On the one hand this seems like a pretty silly and facile justification for a militarized land grab: “We might run into the Three Magi guy.” There’s that strand of millenarian predestination that would pop up in all campaigns of colonization, from the Crusades into the Muslim world to Manifest Destiny in the American West. But to write off The Search for Prester John as some kind of reformation-era cryptid hunt would be to miss some pretty important historical context.
There is a crucial distinction between theoretical cities like the kingdom of Prester John or El Dorado on the one hand, and purely allegorical mythical cities like Atlantis and Shangri-La on the other. These particular quests for lost cities were not illusions but hypotheses. The so-called age of exploration was built on both rumor and logical conjecture; tales of rich cities in distant lands and the discovery of cultures through trial and error. While trading on the Ivory Coast, Portuguese merchants made the reasonable inference that the spices, minerals, and slaves they were purchasing had come from the West up the Congo River - they later confirmed this by sailing up the river to claim these resources themselves. Europeans had made many such discoveries of “lost cities” through the slow process of joining global trade in the 15th and 16th centuries. The idea that there were great city states still hidden in the uncharted parts of the world was not a flight of fancy.
One of the more hammered-home lessons from The Verge is that ruling locally and internationally were no less complex in the 15th century than they are now; getting anything done has always required a careful dance of collaborating, appeasing, and opposing various interest groups inside a ruler’s polity. Proposing a multi-year campaign far from home and filled with death and deprivation, for the material gain of a small royal and merchant elite, is a hard sell. The Church will not vibe with that pitch and very few peasants will either. Now, lend the campaign a religious and cultural goal - expel the infidels from the holy land, find a Christian dude hanging out in Ethiopia for some reason - and throw in some incentives for the rank and file - better money than farming - and you’ve got yourself a popular initiative. This is not to say that European rulers were being disingenuous or purely propagandizing in their promotion of religious and cultural justifications for conquest: there is ample evidence that most European colonial rulers of strongly believed in the immaterial arguments for exploration, and Isabella of Castile in particular was devoutly Catholic. Men and women or iron determination rarely act from a simple profit motive, but are instead motivated by a matrix of interlocking beliefs. Just look at the evangelical neocons who birthed the 21st century American adventures in empire-building.

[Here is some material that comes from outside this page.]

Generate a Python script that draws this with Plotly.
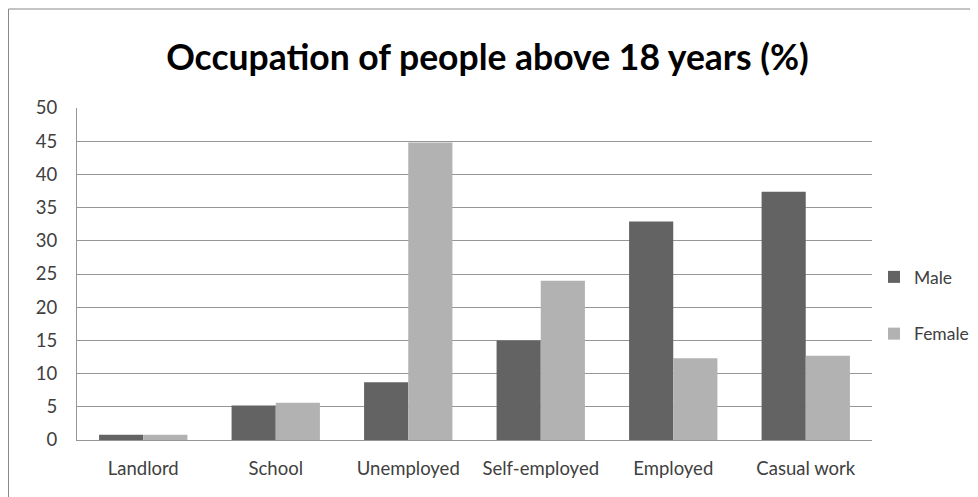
import plotly.graph_objects as go

categories = ["Landlord", "School", "Unemployed", "Self-employed", "Employed", "Casual work"]
male = [0.8, 5.2, 8.7, 15.0, 32.9, 37.4]
female = [0.8, 5.6, 44.8, 24.0, 12.3, 12.7]
y_ticks = [0, 5, 10, 15, 20, 25, 30, 35, 40, 45, 50]

# page has an 8px body margin, so the figure is sized / positioned to compensate
W, H = 970, 489
L, R, T, B = 69, 106, 100, 57
pw, ph = W - L - R, H - T - B

fig = go.Figure()
fig.add_trace(go.Bar(name="Male", x=categories, y=male, marker=dict(color="#636363", line=dict(width=0)),
                     legendgroup="m"))
fig.add_trace(go.Bar(name="Female", x=categories, y=female, marker=dict(color="#b2b2b2", line=dict(width=0)),
                     legendgroup="f"))

font_family = "Lato, 'Open Sans', sans-serif"
fig.update_layout(
    width=W, height=H,
    margin=dict(l=L, r=R, t=T, b=B, autoexpand=False),
    paper_bgcolor="white", plot_bgcolor="white",
    barmode="group", bargap=1/3, bargroupgap=0,
    title=dict(text="<b>Occupation of people above 18 years (%)</b>",
               x=479.5 / W, xanchor="center", y=1 - 49.5 / H, yanchor="middle",
               font=dict(family=font_family, size=35.5, color="#000000")),
    font=dict(family=font_family, size=18.5, color="#404040"),
    legend=dict(x=(866 - L) / pw, xanchor="left", y=1 - (251 - T) / ph, yanchor="top",
                traceorder="grouped", tracegroupgap=31, bgcolor="rgba(0,0,0,0)",
                font=dict(size=17.5, color="#404040"), itemwidth=30),
    showlegend=True,
)
fig.update_yaxes(range=[0, 50], tickvals=y_ticks, showgrid=True, gridcolor="#969696", gridwidth=1,
                 showline=True, linecolor="#969696", linewidth=1, zeroline=False,
                 ticks="", ticklabelstandoff=15, fixedrange=True)
fig.update_xaxes(showline=True, linecolor="#969696", linewidth=1, ticks="", ticklabelstandoff=12,
                 showgrid=False)

# outer chart frame (extends beyond the visible window on the right and bottom)
fig.add_shape(type="rect", xref="paper", yref="paper",
              x0=(0.5 - L) / pw, x1=(W + 20 - L) / pw,
              y0=-(B + 20) / ph, y1=1 + (T - 1) / ph,
              line=dict(color="#888888", width=1), fillcolor="rgba(0,0,0,0)", layer="below")

fig.write_html("out.html")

Of course the most prominent result from all this journeying and charting was not wealth and enlightenment, but death, destruction, and captivity. The process of global exploitation would begin a violent acceleration in 1492 when Christopher Columbus set foot on the island of Hispaniola, that journey being itself the product of the search for a fabled place: the Western route to the Indies. There is a straight line (or maybe tilde, since it’s Spanish) from Columbus’s landing, to Hernan Cortes and the destruction of Tenochtitlan in 1521. Ten years after that event, the first formal search for El Dorado began, with the conquistador Gonzalo Jimenez de Quesada leading 800 men into the interior of Peru in an explicit search for the fabled city. As in the case of Prester John, we have a myth that is transmuted in the collective imagine, through early discovery and mistranslation, into a genuine geographical destination. But again, it was not a ridiculous concept: in his plunder of the Aztecs, Cortes claimed a then-unimaginable amount of gold, silver, and gems, and the Spanish would continue to bleed Central and South America of its precious metals and minerals (not to mention produce and manpower as well) for the next two centuries. For a time, the discovery of El Dorado must have seemed like a matter not when, not if.
As Earth’s cartographical fog was dispersed over the coming three centuries, the viability of lost cities as motivation for conquest waned, and Empire had to produce less physical goals to justify expansion: Christianity from the Atlantic to the Pacific, democracy in the Middle East. What would these goals even mean for the average citizen? What would the discovery of Prester John’s kingdom mean for the average Portuguese laborer in the 15th century? Nothing material, really, but the goals do create a sense of purpose, a sense of being part of a community and a grand plan. A sense of destiny.
I think about Star Trek a lot, the benevolence of their expedition, the ultimate utopian fantasy. The crucial but rarely stated argument justifying that fictional benevolence is that scarcity has been done away in this future, that the replicator can produce whatever one wants or needs. It’s a kind of techno-Marxist dream, that the greed and killing and domination stops when we’re no longer struggling for resources. I’m not convinced. Another way to look at the history of Western ruthlessness is through the Dark Forest hypothesis: a village you’ve heard about, on the other side of the jungle you call home - their people may be gentle, or they may be war-like. They may meet you with open arms, or they may be coming to kill you right now. Why take any chances?